Le blog-notes de Radio Notre-Dame
Jean-Baptiste Le Roux : Le recours à l’article 49.3 pour la Loi Macron a fait passer aux forceps cette loi et avec elle, la libéralisation du travail du dimanche. S’agit-il de baisser les bras ? La messe est-elle dite ?
Héléne Bodenez : Non ! Le combat continue. D’abord au Sénat où il y a fort à parier que des demandes de compromis vont fleurir. Reste à savoir s’ils seront encore rejetés quand le texte reviendra définitivement à l’Assemblée. Sans doute qu’une reculade sur ce sujet précis serait vécue comme une trop forte humiliation par l’orgueilleux Manuel Valls. Le combat continue sur différents terrains ensuite. Le terrain social et politique d’abord en opposant à la politique des petits pas – enfin, petits pas, un petit peu moins désormais – du gouvernement une sensibilisation de terrain qui commence à porter ses fruits. Par exemple, avec l’idée que la croissance ou l’activité ne seraient pas forcément au rendez-vous.
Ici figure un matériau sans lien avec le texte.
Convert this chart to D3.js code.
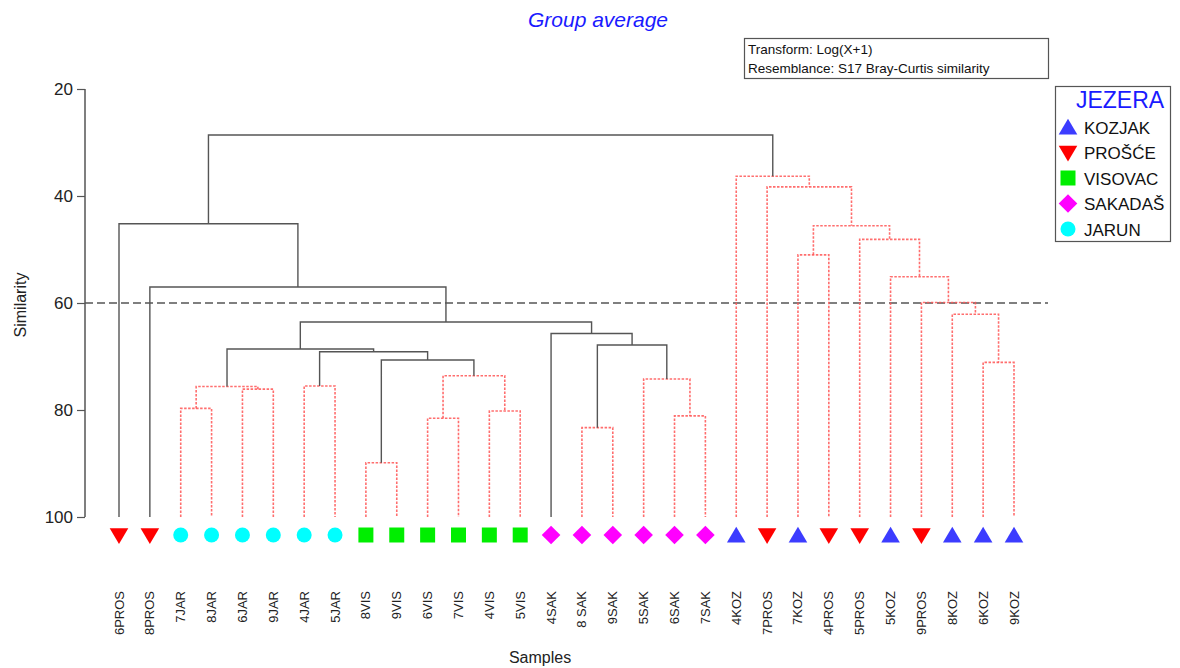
<!DOCTYPE html>
<html><head><meta charset="utf-8">
<script src="https://cdn.jsdelivr.net/npm/d3@7"></script>
<style>
body{margin:0;background:#fff;}
text{font-family:"Liberation Sans",Arial,sans-serif;}
</style></head>
<body><svg id="c" width="1180" height="668"></svg>
<script>
// Sample labels in dendrogram leaf order
const leaves = ["6PROS","8PROS","7JAR","8JAR","6JAR","9JAR","4JAR","5JAR","8VIS","9VIS","6VIS","7VIS","4VIS","5VIS","4SAK","8 SAK","9SAK","5SAK","6SAK","7SAK","4KOZ","7PROS","7KOZ","4PROS","5PROS","5KOZ","9PROS","8KOZ","6KOZ","9KOZ"];
// Lake (factor JEZERA) of each leaf
const leafGroup = ["PROŠĆE","PROŠĆE","JARUN","JARUN","JARUN","JARUN","JARUN","JARUN","VISOVAC","VISOVAC","VISOVAC","VISOVAC","VISOVAC","VISOVAC","SAKADAŠ","SAKADAŠ","SAKADAŠ","SAKADAŠ","SAKADAŠ","SAKADAŠ","KOZJAK","PROŠĆE","KOZJAK","PROŠĆE","PROŠĆE","KOZJAK","PROŠĆE","KOZJAK","KOZJAK","KOZJAK"];
// Legend entries
const groups = ["KOZJAK","PROŠĆE","VISOVAC","SAKADAŠ","JARUN"];
const groupColors = ["#3c3cff","#ff0000","#00ee00","#ff00ff","#00ffff"];
const groupShapes = ["triangleUp","triangleDown","square","diamond","circle"];
// Merge table (hclust style): negative = leaf (1-based), positive = earlier merge (1-based)
// [childA, childB, similarity, SIMPROF significant (1) or not (0)]
const merges = [
  [-9,-10,89.85,0],
  [-16,-17,83.3,0],
  [-11,-12,81.55,0],
  [-19,-20,81.1,0],
  [-13,-14,80.2,0],
  [-3,-4,79.7,0],
  [-5,-6,76.1,0],
  [6,7,75.6,0],
  [-7,-8,75.5,0],
  [-18,4,74.2,0],
  [3,5,73.6,0],
  [-29,-30,71.1,0],
  [1,11,70.65,1],
  [9,13,69.1,1],
  [8,14,68.6,1],
  [2,10,67.85,1],
  [-15,16,65.7,1],
  [15,17,63.55,1],
  [-28,12,62.1,0],
  [-27,19,59.9,0],
  [-2,18,57.0,1],
  [-26,20,55.1,0],
  [-23,-24,51.0,0],
  [-25,22,48.1,0],
  [23,24,45.55,0],
  [-1,21,45.2,1],
  [-22,25,38.3,0],
  [-21,27,36.3,0],
  [26,28,28.6,1]
];
const yTicks = [20,40,60,80,100];
const cutLevel = 60;

const svg = d3.select("#c");
const y = d3.scaleLinear().domain([20,100]).range([89,517]);
const x = d3.scalePoint().domain(d3.range(leaves.length)).range([119,1014]);

// title
svg.append("text").attr("x",598).attr("y",27).attr("text-anchor","middle")
  .attr("font-size",21).attr("font-style","italic").attr("fill","#1a1aff").text("Group average");

// y axis
const yAxis = d3.axisLeft(y).tickValues(yTicks).tickSize(8).tickPadding(4);
const ga = svg.append("g").attr("transform","translate(85,0)").call(yAxis);
ga.select(".domain").attr("stroke","#555").attr("stroke-width",1.5).attr("d","M0,89V517");
ga.selectAll(".tick line").attr("stroke","#555").attr("stroke-width",1.2);
ga.selectAll(".tick text").attr("font-size",17).attr("fill","#222").attr("font-family","Liberation Sans, Arial");
svg.append("text").attr("transform","translate(26,305) rotate(-90)").attr("text-anchor","middle")
  .attr("font-size",16).attr("fill","#222").text("Similarity");

// cut line
svg.append("line").attr("x1",85).attr("x2",1048).attr("y1",y(cutLevel)).attr("y2",y(cutLevel))
  .attr("stroke","#555").attr("stroke-width",1.3).attr("stroke-dasharray","8,4");

// compute node positions
const nodeX = [], nodeY = [];
function cx(id){ return id<0 ? x(-id-1) : nodeX[id-1]; }
function cy(id){ return id<0 ? y(100) : nodeY[id-1]; }
merges.forEach((m,i)=>{
  nodeX[i] = (cx(m[0])+cx(m[1]))/2;
  nodeY[i] = y(m[2]);
});
const gl = svg.append("g");
merges.forEach((m,i)=>{
  const ny = nodeY[i];
  const xa = cx(m[0]), xb = cx(m[1]);
  const p = d3.path();
  p.moveTo(xa, cy(m[0])); p.lineTo(xa, ny); p.lineTo(xb, ny); p.lineTo(xb, cy(m[1]));
  const sig = m[3]===1;
  gl.append("path").attr("d",p.toString()).attr("fill","none")
    .attr("stroke", sig ? "#555" : "#ff5555")
    .attr("stroke-width", sig ? 1.4 : 1.6)
    .attr("stroke-dasharray", sig ? null : "2.5,1.5")
    .attr("stroke-opacity", sig ? 1 : 0.85);
});
// draw significant nodes on top
gl.selectAll("path").filter(function(){return d3.select(this).attr("stroke")==="#555";}).raise();

// symbols
const shapeMap = {
  triangleUp: s=>`M0,${-s*0.55}L${s*0.62},${s*0.5}L${-s*0.62},${s*0.5}Z`,
  triangleDown: s=>`M0,${s*0.6}L${s*0.62},${-s*0.45}L${-s*0.62},${-s*0.45}Z`,
  square: s=>`M${-s/2},${-s/2}h${s}v${s}h${-s}Z`,
  diamond: s=>`M0,${-s*0.62}L${s*0.62},0L0,${s*0.62}L${-s*0.62},0Z`,
  circle: s=>`M${-s/2},0a${s/2},${s/2} 0 1,0 ${s},0a${s/2},${s/2} 0 1,0 ${-s},0Z`
};
function sym(g){ const k=groups.indexOf(g); return {d:shapeMap[groupShapes[k]], c:groupColors[k]}; }
svg.append("g").selectAll("path").data(leaves).join("path")
  .attr("transform",(d,i)=>`translate(${x(i)},535)`)
  .attr("d",(d,i)=>sym(leafGroup[i]).d(15))
  .attr("fill",(d,i)=>sym(leafGroup[i]).c);

// leaf labels
svg.append("g").selectAll("text").data(leaves).join("text")
  .attr("transform",(d,i)=>`translate(${x(i)+4.5},591) rotate(-90)`)
  .attr("text-anchor","end").attr("font-size",13).attr("fill","#222").text(d=>d);
svg.append("text").attr("x",540).attr("y",663).attr("text-anchor","middle")
  .attr("font-size",16).attr("fill","#222").text("Samples");

// info box
svg.append("rect").attr("x",744.5).attr("y",38.5).attr("width",304).attr("height",40)
  .attr("fill","#fff").attr("stroke","#555").attr("stroke-width",1.2);
svg.append("text").attr("x",748).attr("y",54).attr("font-size",13.5).attr("fill","#111").text("Transform: Log(X+1)");
svg.append("text").attr("x",748).attr("y",73).attr("font-size",13.5).attr("fill","#111").text("Resemblance: S17 Bray-Curtis similarity");

// legend
const lg = svg.append("g");
lg.append("rect").attr("x",1055.5).attr("y",86.5).attr("width",115).attr("height",155)
  .attr("fill","#fff").attr("stroke","#555").attr("stroke-width",1.2);
lg.append("text").attr("x",1120).attr("y",108).attr("text-anchor","middle").attr("font-size",23)
  .attr("fill","#1a1aff").text("JEZERA");
groups.forEach((g,i)=>{
  const yy = 127 + i*25.5;
  lg.append("path").attr("transform",`translate(1068,${yy})`).attr("d",shapeMap[groupShapes[i]](15)).attr("fill",groupColors[i]);
  lg.append("text").attr("x",1084).attr("y",yy+6.5).attr("font-size",17).attr("fill","#111").text(g);
});
</script></body></html>
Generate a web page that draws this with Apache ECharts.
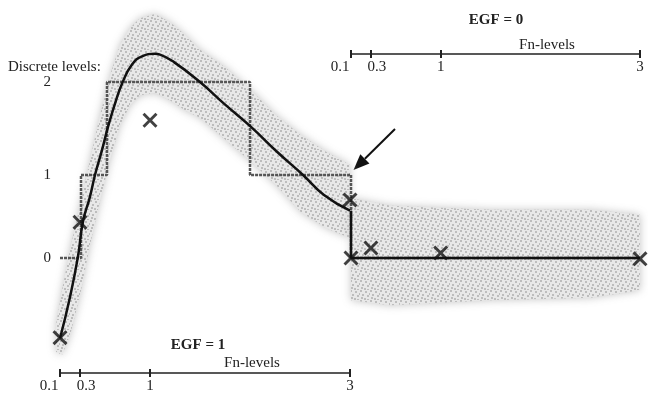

Comme Éric Heyer de l’OFCE l’a démontré, les prix pourraient augmenter.
J.-B. L. : Pourquoi pourront-ils augmenter ?
H.B. : Puisque les salaires seront supérieurs, dit-il, il y aura « un coût supérieur pour ces magasins-là qui risquent alors d’augmenter leurs prix. Et ces prix, ils ne vont pas les augmenter que le samedi et le dimanche. Pourquoi le citoyen qui faisait ses courses dans la semaine devrait voir ses prix augmenter pour permettre à une petite frange de la population de faire ses courses le dimanche ? »
J.-B. L. : Cette loi promettait une libération de la croissance ? Ce qu’il va se passer ?
H.B. : Pour vous répondre cet exemple parlant que le Collectif des Amis du dimanche d’Étienne Neuville a rappelé cette semaine le cas de la librairie Le Grand Cercle, à Eragny dans le Val d’Oise. En 2009, elle avait défrayé la chronique. « Ouvrant illégalement le dimanche, elle avait été attaquée par FO mais soutenue par deux ministres de la République. À l’époque toujours, le député Mallié expliquait à la France entière que le travail dominical allait créer “des dizaines de milliers d’emplois”. Bénéficiant depuis de la loi du 10 août 2009, la librairie Le Grand Cercle a échappé à la plupart de ses sanctions. Actuellement, elle bénéficie de plein droit de la possibilité d’ouvrir le dimanche. Or, qu’est devenue la librairie du Grand Cercle ?
Entre 2009 et 2014 elle est passée de 135 salariés à 106 alors qu’elle fournit toujours le même service et occupe le même emplacement : 29 emplois ont été purement et simplement supprimés. Au Grand Cercle, la dérégulation du travail dominical s’est simplement traduite par une modification de la répartition de la masse salariale, qui n’a absolument pas évolué du fait de l’ouverture Non seulement aucun emploi n’a été créé, mais presque 30% des postes ont été supprimés. »
J.-B. L. : Le travail le dimanche revêt une dimension religieuse? À ce titre, vous dites que le combat continue également …
H.B. : Naturellement. Rappeler à temps et à contretemps qu’il y eut un premier sabbat, puis ce « grand sabbat » vécu par Jésus le samedi saint, et il y aura tous les suivants qui tendent vers celui qui n’aura pas de déclin. Le dimanche n’est pas substitution au sabbat, mais bien sa réalisation dans la Résurrection du Christ. Il n’est pas pour cela « le sabbat des chrétiens ». Le dimanche n’est pas de ce monde, mais du monde qui vient. Irruption du repos de Dieu, non plus prophétisé mais là.